Dr. Joseph C. Hassab has over 25 years of experience in government and industry where he has been President and Director and has overseen the definition and development of large and complex systems. He has published over 100 journal papers in various aspects of systems analysis and synthesis, sonar/radar signal and data processing, wave propagation, electromagnetic scattering, ocean channel modeling, contact localization and motion analysis, weapon targeting, numerical analysis, and expert systems. Dr. Hassab is the author of two books, Underwater Signal and Data Processing, and Systems Management: People, Computers, Machines, Materials. He has been a referee for several technical journals and taught courses on radar, sonar, signal/data processing, and control systems at several universities and sponsored seminars in the U.S., Canada, and Europe.

Course Outline

  1. The Need. Threat, environment, and implications to combat system design. Present stovepipe designs and present needs for the integrated combat suite. Impact of technology on future combat system design. Joint operation, interoperability and open systems technology. Expanded system integration of radar, sonar, imaging, electronic intercept, and weapons components.

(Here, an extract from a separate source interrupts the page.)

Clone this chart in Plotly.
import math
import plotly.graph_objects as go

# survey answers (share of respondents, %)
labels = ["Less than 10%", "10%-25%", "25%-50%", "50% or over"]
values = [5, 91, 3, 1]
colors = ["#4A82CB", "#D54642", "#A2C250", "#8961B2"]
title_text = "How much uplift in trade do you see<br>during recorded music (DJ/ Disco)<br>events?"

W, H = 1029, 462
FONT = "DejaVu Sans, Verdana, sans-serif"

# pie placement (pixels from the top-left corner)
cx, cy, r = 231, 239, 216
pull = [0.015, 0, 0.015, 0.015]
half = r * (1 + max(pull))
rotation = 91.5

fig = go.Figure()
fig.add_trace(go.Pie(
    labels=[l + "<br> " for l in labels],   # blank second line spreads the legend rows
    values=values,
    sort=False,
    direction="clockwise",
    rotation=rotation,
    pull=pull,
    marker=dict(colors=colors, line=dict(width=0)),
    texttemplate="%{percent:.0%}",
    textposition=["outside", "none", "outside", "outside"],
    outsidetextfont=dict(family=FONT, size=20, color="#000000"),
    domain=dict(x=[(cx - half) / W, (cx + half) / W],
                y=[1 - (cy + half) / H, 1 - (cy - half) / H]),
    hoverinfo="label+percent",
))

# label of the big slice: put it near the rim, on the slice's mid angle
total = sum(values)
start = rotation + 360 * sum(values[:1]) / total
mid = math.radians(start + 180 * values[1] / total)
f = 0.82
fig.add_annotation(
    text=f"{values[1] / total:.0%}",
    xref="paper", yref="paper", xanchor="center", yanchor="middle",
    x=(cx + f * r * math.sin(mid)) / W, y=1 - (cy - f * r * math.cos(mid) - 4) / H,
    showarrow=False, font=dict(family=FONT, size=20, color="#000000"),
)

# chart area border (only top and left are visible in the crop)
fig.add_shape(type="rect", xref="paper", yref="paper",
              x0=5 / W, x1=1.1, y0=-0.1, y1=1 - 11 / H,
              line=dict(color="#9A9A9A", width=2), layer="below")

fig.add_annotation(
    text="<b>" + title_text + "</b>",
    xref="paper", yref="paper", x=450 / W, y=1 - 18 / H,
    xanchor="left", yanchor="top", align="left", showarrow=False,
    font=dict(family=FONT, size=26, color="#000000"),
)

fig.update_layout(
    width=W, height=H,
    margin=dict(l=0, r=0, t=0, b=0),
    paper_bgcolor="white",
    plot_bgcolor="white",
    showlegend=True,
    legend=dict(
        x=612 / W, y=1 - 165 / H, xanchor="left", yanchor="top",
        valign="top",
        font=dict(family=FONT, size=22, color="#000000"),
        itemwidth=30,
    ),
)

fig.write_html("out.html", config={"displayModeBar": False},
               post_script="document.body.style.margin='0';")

  2. Integrated Systems. Expanded capabilities beyond the sum of the parts. Exploitation of computers to deal with shortened reaction time, ambiguities. Integrated design of sensing components to increase self-defense, area defense or theater defense effectiveness. System real time control. Basic constituents and system configurations. Automated management of system functions, requirements, implementations approaches and management resources. Sample combat system architectures. Partitioning and allocation. Sizing and timing. Reliability and recovery.

  3. Common Functions and Processing. Commonality of algorithms in varied sensing components (radar, sonar, imaging...). Spatial, spectral, and temporal processing. Basic signal processing, windowing, gating. Basic data processing, localization, tracking, fusion. Allocations to active sensing systems, passive sensing systems in simple channels and multi-path channels.

  4. Integrated Radar Component. Block diagram. Geometry and physics of the problem. Radar types. Electromagnetic propagation. Frequency coverage. Range equation. Target cross-section. Detection, signal processing, tracking, accuracy. Fusion.

  5. Integrated Sonar Component. Block diagram. Geometry and physics of the problem. Sonar types. Acoustic propagation. Frequency coverage. Range equation. Target cross-section. Detection, signal processing, tracking, accuracy. Fusion.

  6. Integrated Imaging Component. Block diagram. Geometry and physics of the problem. Imaging types. Propagation frequency coverage. Constructing field of views, stabilization, cameras, focal plane arrays, spatial filtering, low light level imaging, tracking, fusion.

  7. Integrated Electronic Intercept Component. Block diagram. Geometry and physics of the problem. Intercept types. Frequency coverage. High probability intercept. Signal parameters (frequency, width, amplitude) recognition of emitters. Emitter location. Tracking.

  8. Integrated Weapons Component. Block diagram. Seeker types and characteristics. AAW missiles and mid course guidance, control, and engagement. Land attack cruise missile and search modes, terrain following satellite guidance- Torpedo setting and control. Mines. Counter measures and decoys.